Prince Charles’ Staff Couldn’t ‘Sever’ Camilla Parker Bowles Relationship After Diana’s Death
Prince Charles divorce from Princess Diana in 1996 gave him the opportunity to pursue a romance with Camilla Parker Bowles. However, following the Princess of Wales’ death a year later, his royal staff became eager to get rid of his former mistress.
When Diana died in a car accident in Paris, Charles and Camilla faced a wave of backlash that concerned palace employees, who believed the romance would ruin the Prince of Wales’ image. Although they did their best to “sever” Charles’ relationship with Camilla, the royal staff failed.
In the biography, “The Duchess: the Untold Story,” author Penny Junor revealed Prince Charles’ private secretary Michael Peat was hired in 2002 to break up Charles and Camilla.
“When Michael Peat arrived from Buckingham Palace to take up the job with the Prince, he came with a clear agenda. His instructions were to sever Charles’ relationship with Mrs. Parker Bowles because it was a mess and was detracting from his work,” she wrote.
“This is certainly how the people in St James’s Palace, who worked with Peat during those first months viewed the situation,” Junor added.
After Princess Diana exposed Prince Charles and Camilla’s affair in her 1995 Panorama Interview, the public had a hard time forgetting about Camilla’s part in ending a royal marriage.
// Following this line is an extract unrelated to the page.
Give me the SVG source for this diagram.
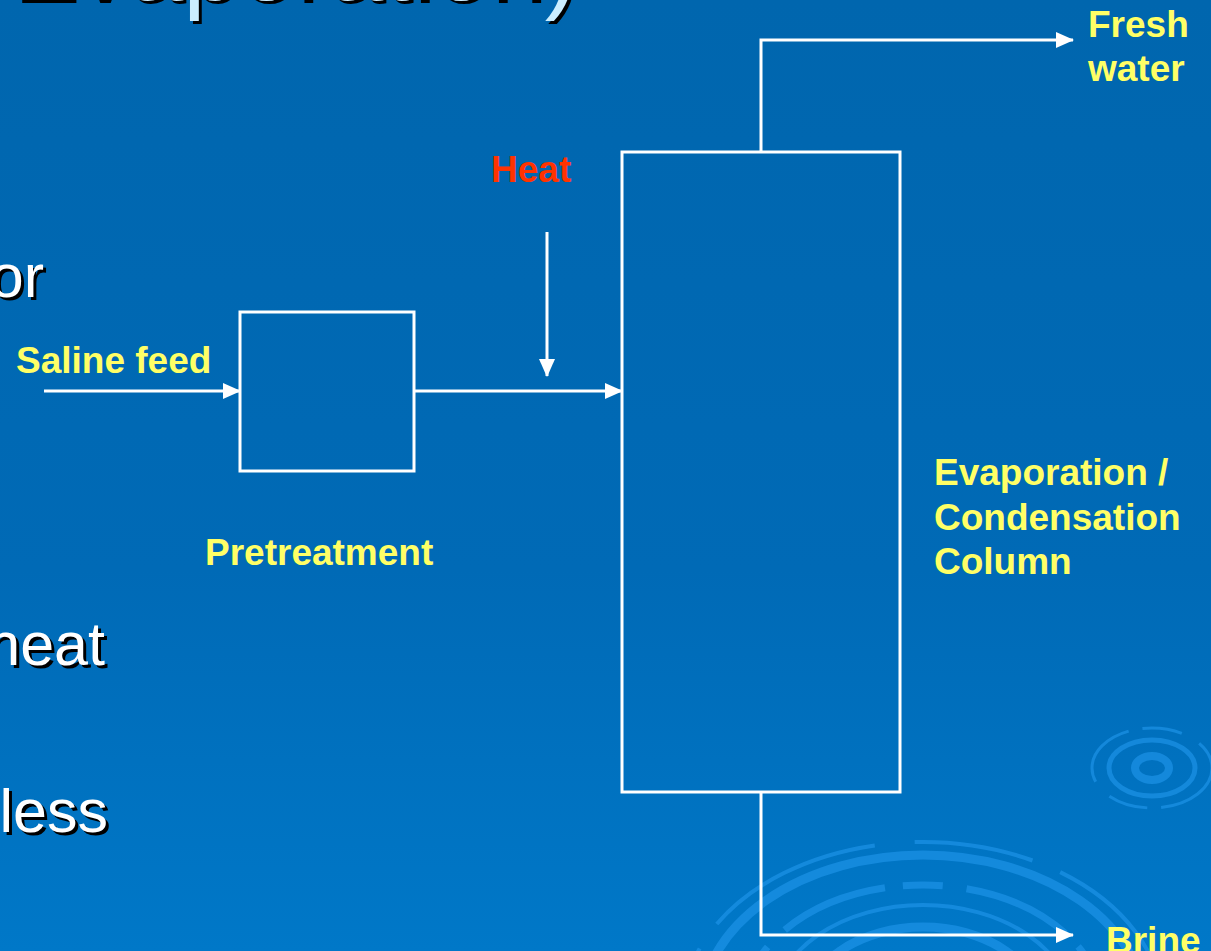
<svg xmlns="http://www.w3.org/2000/svg" width="1211" height="951" viewBox="0 0 1211 951">
<defs>
<linearGradient id="bg" x1="0" y1="0" x2="0" y2="1">
<stop offset="0" stop-color="#0066AE"/>
<stop offset="0.6" stop-color="#006AB6"/>
<stop offset="1" stop-color="#0078C8"/>
</linearGradient>
<marker id="ah" markerWidth="18" markerHeight="16" refX="17" refY="8" orient="auto" markerUnits="userSpaceOnUse">
<path d="M0,0 L18,8 L0,16 Z" fill="#FFFFFF"/>
</marker>
<style>
.big{font-family:"Liberation Sans",Arial,sans-serif;font-size:61px;}
.title{font-family:"Liberation Sans",Arial,sans-serif;font-size:100px;}
.sh{fill:#000000;}
.fg{fill:#FFFFFF;}
.lbl{font-family:"Liberation Sans",Arial,sans-serif;font-size:37px;font-weight:bold;fill:#FFFF66;}
.heat{fill:#FF3300;}
.box{fill:none;stroke:#FFFFFF;stroke-width:3;}
.flow{fill:none;stroke:#FFFFFF;stroke-width:3;marker-end:url(#ah);}
.rip{fill:none;stroke:#1E95EA;opacity:0.65;}
</style>
</defs>
<rect x="0" y="0" width="1211" height="951" fill="url(#bg)"/>
<g id="ripples">
<ellipse class="rip" cx="1152" cy="768" rx="17" ry="12" stroke-width="8"/>
<ellipse class="rip" cx="1152" cy="768" rx="43" ry="28" stroke-width="5"/>
<ellipse class="rip" cx="1152" cy="768" rx="60" ry="40" stroke-width="3" stroke-dasharray="70 14 40 20"/>
<ellipse class="rip" cx="923" cy="1010" rx="240" ry="168" stroke-width="4" stroke-dasharray="180 40 120 30"/>
<ellipse class="rip" cx="923" cy="1010" rx="222" ry="155" stroke-width="9"/>
<ellipse class="rip" cx="923" cy="1010" rx="180" ry="125" stroke-width="7" stroke-dasharray="110 18 40 24"/>
<ellipse class="rip" cx="923" cy="1010" rx="150" ry="105" stroke-width="4"/>
<ellipse class="rip" cx="923" cy="1010" rx="118" ry="83" stroke-width="9"/>
</g>
<g id="bgtext">
<text class="title sh" x="581" y="3" text-anchor="end">Evaporation)</text>
<text class="title" x="578" y="0" text-anchor="end" fill="#CCEEFF">Evaporation)</text>
<text class="big sh" x="47" y="300" text-anchor="end">or</text>
<text class="big fg" x="44" y="297" text-anchor="end">or</text>
<text class="big sh" x="108" y="668" text-anchor="end">heat</text>
<text class="big fg" x="105" y="665" text-anchor="end">heat</text>
<text class="big sh" x="111" y="835" text-anchor="end">less</text>
<text class="big fg" x="108" y="832" text-anchor="end">less</text>
</g>
<g id="connectors">
<line class="flow" x1="44" y1="391" x2="240" y2="391"/>
<line class="flow" x1="414" y1="391" x2="622" y2="391"/>
<line class="flow" x1="547" y1="232" x2="547" y2="376"/>
<polyline class="flow" points="761,152 761,40 1073,40"/>
<polyline class="flow" points="761,792 761,935 1073,935"/>
</g>
<g id="pretreatment">
<rect class="box" x="240" y="312" width="174" height="159"/>
<text class="lbl" x="205" y="565">Pretreatment</text>
</g>
<g id="column">
<rect class="box" x="622" y="152" width="278" height="640"/>
<text class="lbl" x="934" y="485">Evaporation /</text>
<text class="lbl" x="934" y="530">Condensation</text>
<text class="lbl" x="934" y="574">Column</text>
</g>
<g id="saline-feed"><text class="lbl" x="16" y="373">Saline feed</text></g>
<g id="heat"><text class="lbl heat" x="491" y="182">Heat</text></g>
<g id="fresh-water">
<text class="lbl" x="1088" y="37">Fresh</text>
<text class="lbl" x="1088" y="81">water</text>
</g>
<g id="brine"><text class="lbl" x="1106" y="953">Brine</text></g>
</svg>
“Camilla had been the prince’s mistress, he’d admitting having an adulterous affair with her, and now she was sharing his bed, his house and his life. And she was being seen in public at his side, but not as his wife,” Junor explained.
“For a man who would one day be Defender of Faith and Head of the Church of England, this was an awkward situation at best. She had to go.”
However, after he was able to reunite with Camilla, Charles was determined to never let her go again. Despite his staff’s efforts, Prince Charles refused to push Camilla out of his life. In 2005, he married Camilla, who took on the title, Duchess of Cornwall.